There is also an auxiliary benefit. As Todd Clarke, the CEO of CLS Investments wrote, having a plan in place can also lead to additional firm growth:

“It gives clients confidence that the firm will be around for their lifetime,” Clarke said. “Clients will be more apt to share other assets, and their children's assets, with a firm that is going to be around for a long period of time than with a 65-year-old financial planner they really like, but who has not clearly outlined or communicated a succession plan.”

We have found this to be true for the family and friends of our clients as well.

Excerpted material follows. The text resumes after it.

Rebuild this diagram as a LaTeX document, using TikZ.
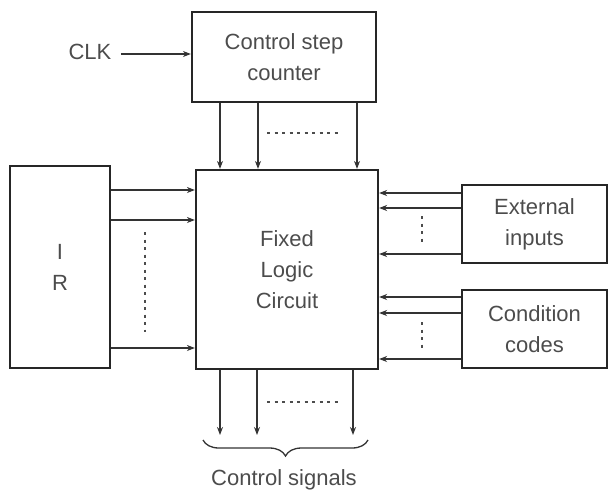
\documentclass[tikz,border=0pt]{standalone}
\usepackage{fontspec}
\setmainfont{Liberation Sans}
\usetikzlibrary{arrows.meta,decorations.pathreplacing}
\begin{document}
\begin{tikzpicture}[x=1pt,y=-1pt,
  box/.style={draw=black!85,line width=2.2pt,inner sep=0pt,align=center,text=black!70,font=\fontsize{22}{31}\selectfont},
  arr/.style={draw=black!80,line width=1.5pt,-{Stealth[length=8pt,width=6pt]}},
  dots/.style={draw=black!70,line width=1.3pt,dash pattern=on 3pt off 4.5pt},
  lbl/.style={text=black!70,font=\fontsize{22}{31}\selectfont}]
\useasboundingbox (0,0) rectangle (609,496);
\node[box,minimum width=184pt,minimum height=90pt] (csc) at (284,57) {Control step\\counter};
\node[box,minimum width=182pt,minimum height=199pt] (flc) at (287,269.5) {Fixed\\Logic\\Circuit};
\node[box,minimum width=100pt,minimum height=202pt] (ir) at (60,267) {I\\R};
\node[box,minimum width=145pt,minimum height=78pt] (ext) at (534.5,224) {External\\inputs};
\node[box,minimum width=145pt,minimum height=78pt] (cc) at (534.5,329) {Condition\\codes};
\node[lbl] (clk) at (90,52) {CLK};
\coordinate (s1) at (220,435);
\coordinate (s2) at (257,435);
\coordinate (s3) at (353,435);
\node[lbl] (cs) at (284,480) {Control signals};
% CLK
\draw[arr] (clk.east) ++(6,2) -- (csc.west |- 0,54);
% counter to logic
\foreach \x in {220,258,357} \draw[arr] (\x,0 |- csc.south) -- (\x,0 |- flc.north);
\draw[dots] (267,133) -- (340,133);
% IR to logic
\foreach \y in {190,220,348} \draw[arr] (ir.east |- 0,\y) -- (flc.west |- 0,\y);
\draw[dots] (145,232) -- (145,332);
% external inputs
\foreach \y in {193,208,254} \draw[arr] (ext.west |- 0,\y) -- (flc.east |- 0,\y);
\draw[dots] (422,216) -- (422,246);
% condition codes
\foreach \y in {297,313,359} \draw[arr] (cc.west |- 0,\y) -- (flc.east |- 0,\y);
\draw[dots] (422,322) -- (422,352);
% outputs
\draw[arr] (220,0 |- flc.south) -- (s1);
\draw[arr] (257,0 |- flc.south) -- (s2);
\draw[arr] (353,0 |- flc.south) -- (s3);
\draw[dots] (267,402) -- (340,402);
\draw[draw=black!80,line width=1.3pt,decorate,decoration={brace,mirror,amplitude=16pt}] (203,440) -- (368,440);
\end{tikzpicture}
\end{document}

Financial advisors without a succession plan for their practices put themselves, their firms, and their clients at great risk. A survey by Financial Planning Association in partnership with Janus Henderson revealed that 73% of financial advisors don’t have a written succession plan, including 60% of those within five years of retirement. Even more worrisome, 47% of team members surveyed reported that the lead advisor or owner had not discussed his or her retirement plans with them.   
 

A Planner’s Lack of a Plan

A survey of 117 financial advisors compiled by CLS Investments, LLC, revealed that “most expect the sale of their businesses to fund most of their retirement, with 41% saying the sale of their business will be between one quarter to one half of their retirement assets, and another 14% expecting a sale to make up half of all of their retirement assets.” Many advisors, due to a lack of their own planning, are hoping to win the equivalent of the lottery to fund their retirement. Why should anyone take that bet? While we would all like to win the lottery in our lifetimes, we know that very few do. We find it curious that so many financial advisors base their own retirement plan on something equally unlikely.

We have been blessed to be mentored by many who preached through word and deed the value of strong fundamentals. These foundations form the basis of being a serious, conscientious fiduciary agent to our clients. We don’t create, update, and communicate our succession plan to our clients because we have to; there are no current regulations protecting investors from advisers who don’t plan for succession or their demise.

We do it because it’s the right thing to do.